### TASK INPUTS ###

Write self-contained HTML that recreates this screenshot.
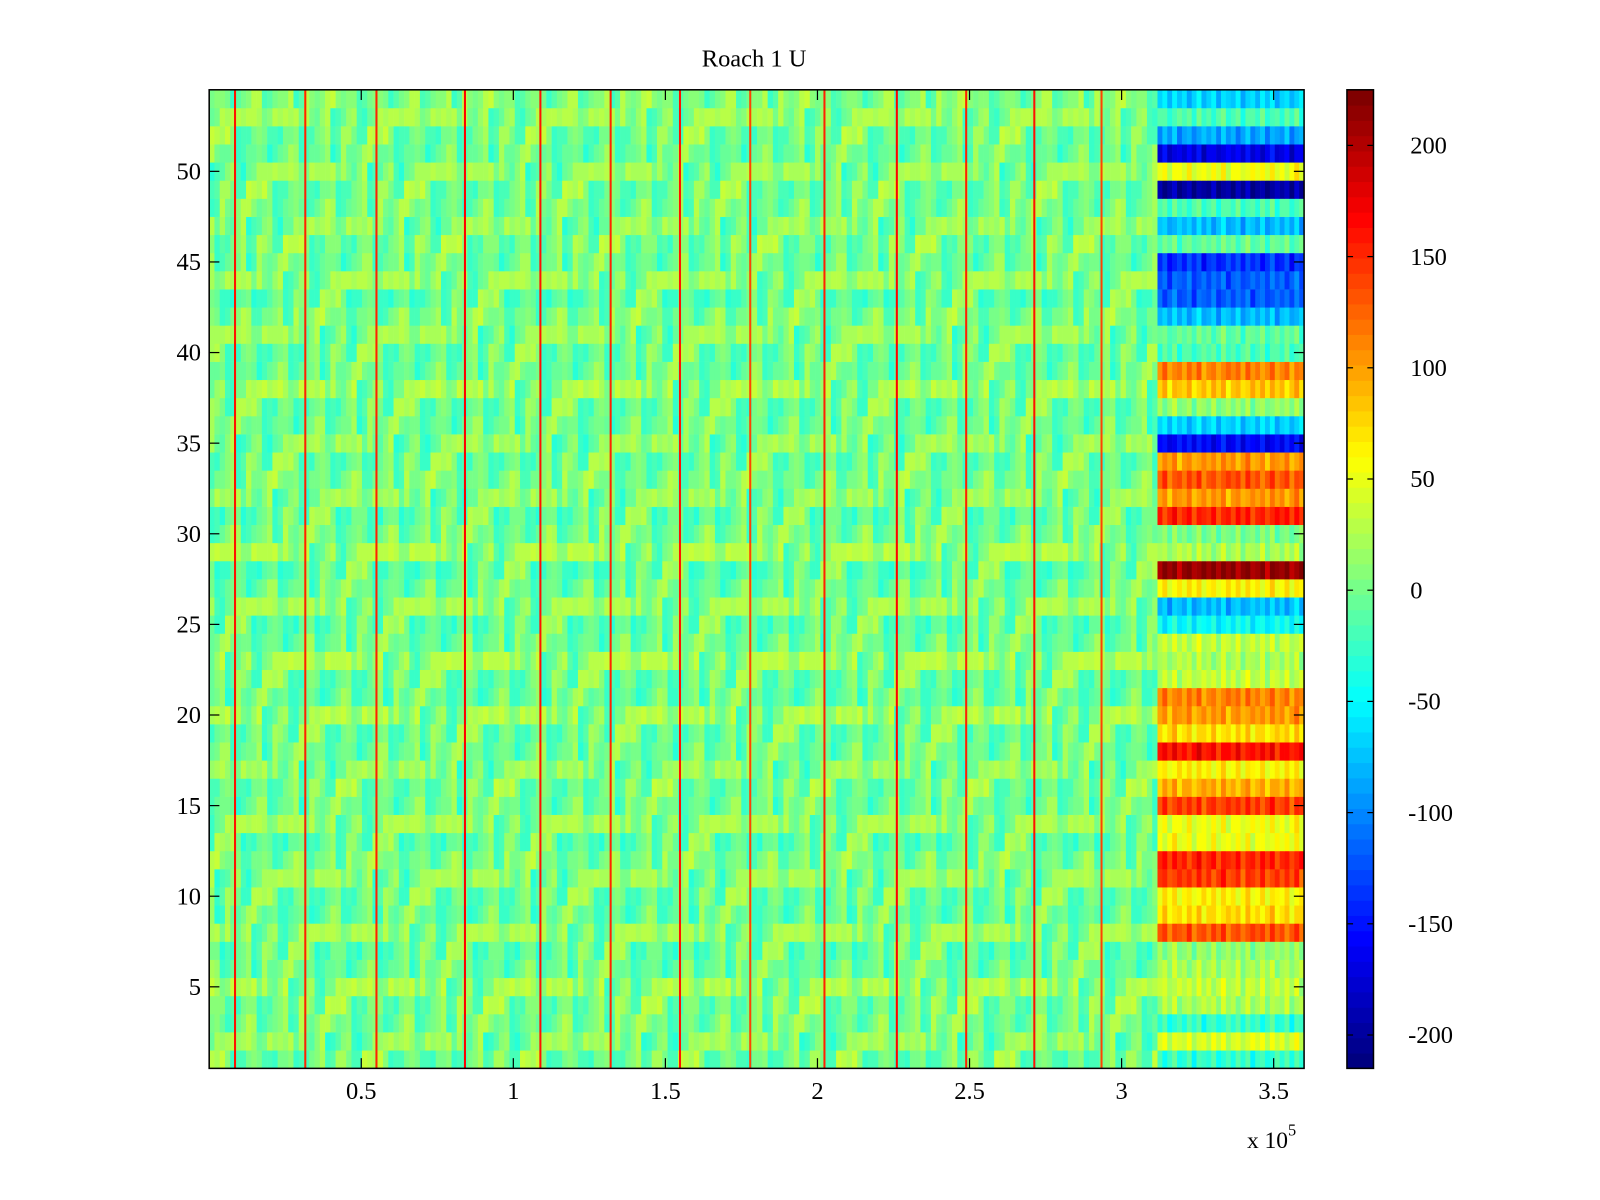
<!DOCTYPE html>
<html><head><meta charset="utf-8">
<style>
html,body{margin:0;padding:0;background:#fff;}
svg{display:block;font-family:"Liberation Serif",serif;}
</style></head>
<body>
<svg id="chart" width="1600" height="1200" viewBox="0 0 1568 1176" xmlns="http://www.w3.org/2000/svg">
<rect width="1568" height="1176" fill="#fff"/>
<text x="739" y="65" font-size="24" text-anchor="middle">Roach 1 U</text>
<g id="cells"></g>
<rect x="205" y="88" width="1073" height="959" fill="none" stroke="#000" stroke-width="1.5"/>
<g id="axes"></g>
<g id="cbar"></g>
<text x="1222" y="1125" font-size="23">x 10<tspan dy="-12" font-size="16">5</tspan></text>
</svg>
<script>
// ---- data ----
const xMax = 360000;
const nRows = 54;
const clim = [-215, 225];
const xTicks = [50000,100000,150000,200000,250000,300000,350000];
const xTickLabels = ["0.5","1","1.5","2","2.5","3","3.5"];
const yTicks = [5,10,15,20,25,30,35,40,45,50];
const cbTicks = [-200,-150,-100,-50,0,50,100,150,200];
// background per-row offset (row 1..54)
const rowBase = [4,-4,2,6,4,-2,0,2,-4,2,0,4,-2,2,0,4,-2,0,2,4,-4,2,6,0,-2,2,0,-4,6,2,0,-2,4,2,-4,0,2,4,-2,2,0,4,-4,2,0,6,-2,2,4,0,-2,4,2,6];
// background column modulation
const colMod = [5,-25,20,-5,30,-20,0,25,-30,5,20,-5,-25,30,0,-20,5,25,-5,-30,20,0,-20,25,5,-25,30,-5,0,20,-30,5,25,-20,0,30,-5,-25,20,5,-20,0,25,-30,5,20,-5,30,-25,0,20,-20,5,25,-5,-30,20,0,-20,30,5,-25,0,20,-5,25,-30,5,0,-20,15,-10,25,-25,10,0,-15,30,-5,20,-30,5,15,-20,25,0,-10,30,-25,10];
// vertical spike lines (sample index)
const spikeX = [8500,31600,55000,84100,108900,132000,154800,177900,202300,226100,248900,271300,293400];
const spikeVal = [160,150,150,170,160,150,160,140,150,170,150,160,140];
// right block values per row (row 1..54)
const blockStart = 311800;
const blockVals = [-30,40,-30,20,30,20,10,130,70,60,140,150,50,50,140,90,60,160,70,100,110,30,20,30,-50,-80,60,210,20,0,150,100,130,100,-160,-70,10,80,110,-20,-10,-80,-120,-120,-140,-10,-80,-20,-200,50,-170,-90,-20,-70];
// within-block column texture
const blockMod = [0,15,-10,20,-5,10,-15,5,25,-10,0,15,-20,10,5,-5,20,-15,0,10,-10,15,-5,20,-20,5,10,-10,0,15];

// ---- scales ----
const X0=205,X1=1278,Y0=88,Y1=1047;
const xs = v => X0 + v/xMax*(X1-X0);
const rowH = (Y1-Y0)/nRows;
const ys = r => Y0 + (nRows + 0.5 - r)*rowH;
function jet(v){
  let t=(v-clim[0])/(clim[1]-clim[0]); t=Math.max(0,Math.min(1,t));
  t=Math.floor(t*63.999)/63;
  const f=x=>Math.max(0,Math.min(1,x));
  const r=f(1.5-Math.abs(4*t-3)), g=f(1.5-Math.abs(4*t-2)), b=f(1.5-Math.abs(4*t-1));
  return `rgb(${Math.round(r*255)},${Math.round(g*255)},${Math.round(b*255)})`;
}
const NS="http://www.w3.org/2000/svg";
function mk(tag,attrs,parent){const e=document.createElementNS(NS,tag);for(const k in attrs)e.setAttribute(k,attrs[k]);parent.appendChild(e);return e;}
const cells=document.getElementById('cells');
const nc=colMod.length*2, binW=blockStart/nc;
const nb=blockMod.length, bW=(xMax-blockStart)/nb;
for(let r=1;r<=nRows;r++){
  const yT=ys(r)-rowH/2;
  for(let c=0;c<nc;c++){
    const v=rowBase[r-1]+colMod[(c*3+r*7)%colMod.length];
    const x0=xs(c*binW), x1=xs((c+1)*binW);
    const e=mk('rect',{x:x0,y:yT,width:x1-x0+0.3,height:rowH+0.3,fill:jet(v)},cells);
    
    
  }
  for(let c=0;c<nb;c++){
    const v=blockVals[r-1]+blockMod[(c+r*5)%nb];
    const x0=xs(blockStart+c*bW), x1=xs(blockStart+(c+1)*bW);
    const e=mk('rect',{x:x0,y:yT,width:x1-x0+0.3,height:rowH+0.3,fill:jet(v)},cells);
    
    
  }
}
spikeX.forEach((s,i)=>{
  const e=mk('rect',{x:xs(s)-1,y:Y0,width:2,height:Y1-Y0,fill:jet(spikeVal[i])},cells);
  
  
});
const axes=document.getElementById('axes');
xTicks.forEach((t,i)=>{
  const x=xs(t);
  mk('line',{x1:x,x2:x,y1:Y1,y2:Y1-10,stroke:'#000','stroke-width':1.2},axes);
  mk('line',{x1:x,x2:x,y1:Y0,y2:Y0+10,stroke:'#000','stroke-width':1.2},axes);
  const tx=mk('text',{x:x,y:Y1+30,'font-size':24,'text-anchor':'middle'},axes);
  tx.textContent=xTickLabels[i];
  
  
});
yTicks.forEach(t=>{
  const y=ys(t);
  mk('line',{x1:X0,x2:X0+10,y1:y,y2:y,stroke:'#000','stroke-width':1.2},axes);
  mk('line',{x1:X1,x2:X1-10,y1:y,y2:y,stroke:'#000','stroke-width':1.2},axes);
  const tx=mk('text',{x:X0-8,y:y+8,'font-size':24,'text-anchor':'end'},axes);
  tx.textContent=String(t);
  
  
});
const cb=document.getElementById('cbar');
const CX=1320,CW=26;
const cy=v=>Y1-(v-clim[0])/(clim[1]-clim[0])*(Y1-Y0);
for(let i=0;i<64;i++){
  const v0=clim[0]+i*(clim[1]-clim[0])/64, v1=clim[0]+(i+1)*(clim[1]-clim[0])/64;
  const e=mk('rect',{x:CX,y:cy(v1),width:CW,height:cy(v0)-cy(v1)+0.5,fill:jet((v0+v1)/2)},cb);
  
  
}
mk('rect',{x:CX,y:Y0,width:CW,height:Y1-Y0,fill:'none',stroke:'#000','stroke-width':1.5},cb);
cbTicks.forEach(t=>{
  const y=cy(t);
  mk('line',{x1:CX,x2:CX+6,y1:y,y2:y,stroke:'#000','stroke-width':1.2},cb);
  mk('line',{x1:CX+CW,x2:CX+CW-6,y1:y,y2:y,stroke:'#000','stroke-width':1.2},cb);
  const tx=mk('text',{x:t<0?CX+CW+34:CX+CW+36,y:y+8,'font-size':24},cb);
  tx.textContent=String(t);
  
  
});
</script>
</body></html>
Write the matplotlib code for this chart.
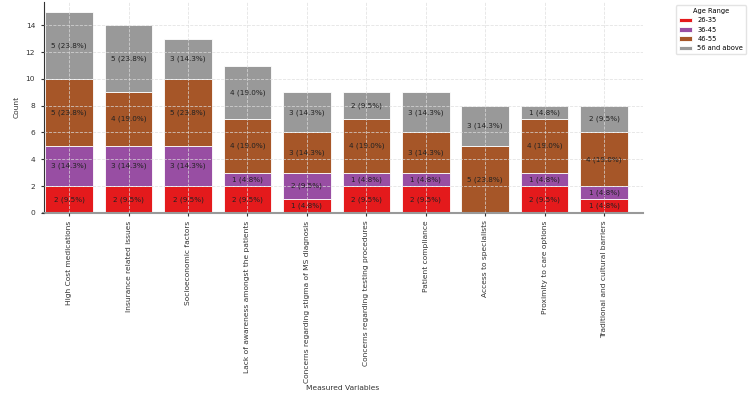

###

-- TASK DETAILS --
Transcribe the records above verbatim. Do not carry over any picture.

-- THE REPLY --
Write self-contained HTML that recreates this screenshot.
<!DOCTYPE html>
<html><head><meta charset="utf-8">
<style>
html,body{margin:0;padding:0;background:#fff;}
svg{display:block;font-family:"Liberation Serif",serif;}
</style></head>
<body>
<svg id="chart" width="1600" height="1200" viewBox="0 0 1568 1176" xmlns="http://www.w3.org/2000/svg">
<rect width="1568" height="1176" fill="#fff"/>
<text x="739" y="65" font-size="24" text-anchor="middle">Roach 1 U</text>
<g id="cells"></g>
<rect x="205" y="88" width="1073" height="959" fill="none" stroke="#000" stroke-width="1.5"/>
<g id="axes"></g>
<g id="cbar"></g>
<text x="1222" y="1125" font-size="23">x 10<tspan dy="-12" font-size="16">5</tspan></text>
</svg>
<script>
// ---- data ----
const xMax = 360000;
const nRows = 54;
const clim = [-215, 225];
const xTicks = [50000,100000,150000,200000,250000,300000,350000];
const xTickLabels = ["0.5","1","1.5","2","2.5","3","3.5"];
const yTicks = [5,10,15,20,25,30,35,40,45,50];
const cbTicks = [-200,-150,-100,-50,0,50,100,150,200];
// background per-row offset (row 1..54)
const rowBase = [4,-4,2,6,4,-2,0,2,-4,2,0,4,-2,2,0,4,-2,0,2,4,-4,2,6,0,-2,2,0,-4,6,2,0,-2,4,2,-4,0,2,4,-2,2,0,4,-4,2,0,6,-2,2,4,0,-2,4,2,6];
// background column modulation
const colMod = [5,-25,20,-5,30,-20,0,25,-30,5,20,-5,-25,30,0,-20,5,25,-5,-30,20,0,-20,25,5,-25,30,-5,0,20,-30,5,25,-20,0,30,-5,-25,20,5,-20,0,25,-30,5,20,-5,30,-25,0,20,-20,5,25,-5,-30,20,0,-20,30,5,-25,0,20,-5,25,-30,5,0,-20,15,-10,25,-25,10,0,-15,30,-5,20,-30,5,15,-20,25,0,-10,30,-25,10];
// vertical spike lines (sample index)
const spikeX = [8500,31600,55000,84100,108900,132000,154800,177900,202300,226100,248900,271300,293400];
const spikeVal = [160,150,150,170,160,150,160,140,150,170,150,160,140];
// right block values per row (row 1..54)
const blockStart = 311800;
const blockVals = [-30,40,-30,20,30,20,10,130,70,60,140,150,50,50,140,90,60,160,70,100,110,30,20,30,-50,-80,60,210,20,0,150,100,130,100,-160,-70,10,80,110,-20,-10,-80,-120,-120,-140,-10,-80,-20,-200,50,-170,-90,-20,-70];
// within-block column texture
const blockMod = [0,15,-10,20,-5,10,-15,5,25,-10,0,15,-20,10,5,-5,20,-15,0,10,-10,15,-5,20,-20,5,10,-10,0,15];

// ---- scales ----
const X0=205,X1=1278,Y0=88,Y1=1047;
const xs = v => X0 + v/xMax*(X1-X0);
const rowH = (Y1-Y0)/nRows;
const ys = r => Y0 + (nRows + 0.5 - r)*rowH;
function jet(v){
  let t=(v-clim[0])/(clim[1]-clim[0]); t=Math.max(0,Math.min(1,t));
  t=Math.floor(t*63.999)/63;
  const f=x=>Math.max(0,Math.min(1,x));
  const r=f(1.5-Math.abs(4*t-3)), g=f(1.5-Math.abs(4*t-2)), b=f(1.5-Math.abs(4*t-1));
  return `rgb(${Math.round(r*255)},${Math.round(g*255)},${Math.round(b*255)})`;
}
const NS="http://www.w3.org/2000/svg";
function mk(tag,attrs,parent){const e=document.createElementNS(NS,tag);for(const k in attrs)e.setAttribute(k,attrs[k]);parent.appendChild(e);return e;}
const cells=document.getElementById('cells');
const nc=colMod.length*2, binW=blockStart/nc;
const nb=blockMod.length, bW=(xMax-blockStart)/nb;
for(let r=1;r<=nRows;r++){
  const yT=ys(r)-rowH/2;
  for(let c=0;c<nc;c++){
    const v=rowBase[r-1]+colMod[(c*3+r*7)%colMod.length];
    const x0=xs(c*binW), x1=xs((c+1)*binW);
    const e=mk('rect',{x:x0,y:yT,width:x1-x0+0.3,height:rowH+0.3,fill:jet(v)},cells);
    
    
  }
  for(let c=0;c<nb;c++){
    const v=blockVals[r-1]+blockMod[(c+r*5)%nb];
    const x0=xs(blockStart+c*bW), x1=xs(blockStart+(c+1)*bW);
    const e=mk('rect',{x:x0,y:yT,width:x1-x0+0.3,height:rowH+0.3,fill:jet(v)},cells);
    
    
  }
}
spikeX.forEach((s,i)=>{
  const e=mk('rect',{x:xs(s)-1,y:Y0,width:2,height:Y1-Y0,fill:jet(spikeVal[i])},cells);
  
  
});
const axes=document.getElementById('axes');
xTicks.forEach((t,i)=>{
  const x=xs(t);
  mk('line',{x1:x,x2:x,y1:Y1,y2:Y1-10,stroke:'#000','stroke-width':1.2},axes);
  mk('line',{x1:x,x2:x,y1:Y0,y2:Y0+10,stroke:'#000','stroke-width':1.2},axes);
  const tx=mk('text',{x:x,y:Y1+30,'font-size':24,'text-anchor':'middle'},axes);
  tx.textContent=xTickLabels[i];
  
  
});
yTicks.forEach(t=>{
  const y=ys(t);
  mk('line',{x1:X0,x2:X0+10,y1:y,y2:y,stroke:'#000','stroke-width':1.2},axes);
  mk('line',{x1:X1,x2:X1-10,y1:y,y2:y,stroke:'#000','stroke-width':1.2},axes);
  const tx=mk('text',{x:X0-8,y:y+8,'font-size':24,'text-anchor':'end'},axes);
  tx.textContent=String(t);
  
  
});
const cb=document.getElementById('cbar');
const CX=1320,CW=26;
const cy=v=>Y1-(v-clim[0])/(clim[1]-clim[0])*(Y1-Y0);
for(let i=0;i<64;i++){
  const v0=clim[0]+i*(clim[1]-clim[0])/64, v1=clim[0]+(i+1)*(clim[1]-clim[0])/64;
  const e=mk('rect',{x:CX,y:cy(v1),width:CW,height:cy(v0)-cy(v1)+0.5,fill:jet((v0+v1)/2)},cb);
  
  
}
mk('rect',{x:CX,y:Y0,width:CW,height:Y1-Y0,fill:'none',stroke:'#000','stroke-width':1.5},cb);
cbTicks.forEach(t=>{
  const y=cy(t);
  mk('line',{x1:CX,x2:CX+6,y1:y,y2:y,stroke:'#000','stroke-width':1.2},cb);
  mk('line',{x1:CX+CW,x2:CX+CW-6,y1:y,y2:y,stroke:'#000','stroke-width':1.2},cb);
  const tx=mk('text',{x:t<0?CX+CW+34:CX+CW+36,y:y+8,'font-size':24},cb);
  tx.textContent=String(t);
  
  
});
</script>
</body></html>
Write the matplotlib code for this chart.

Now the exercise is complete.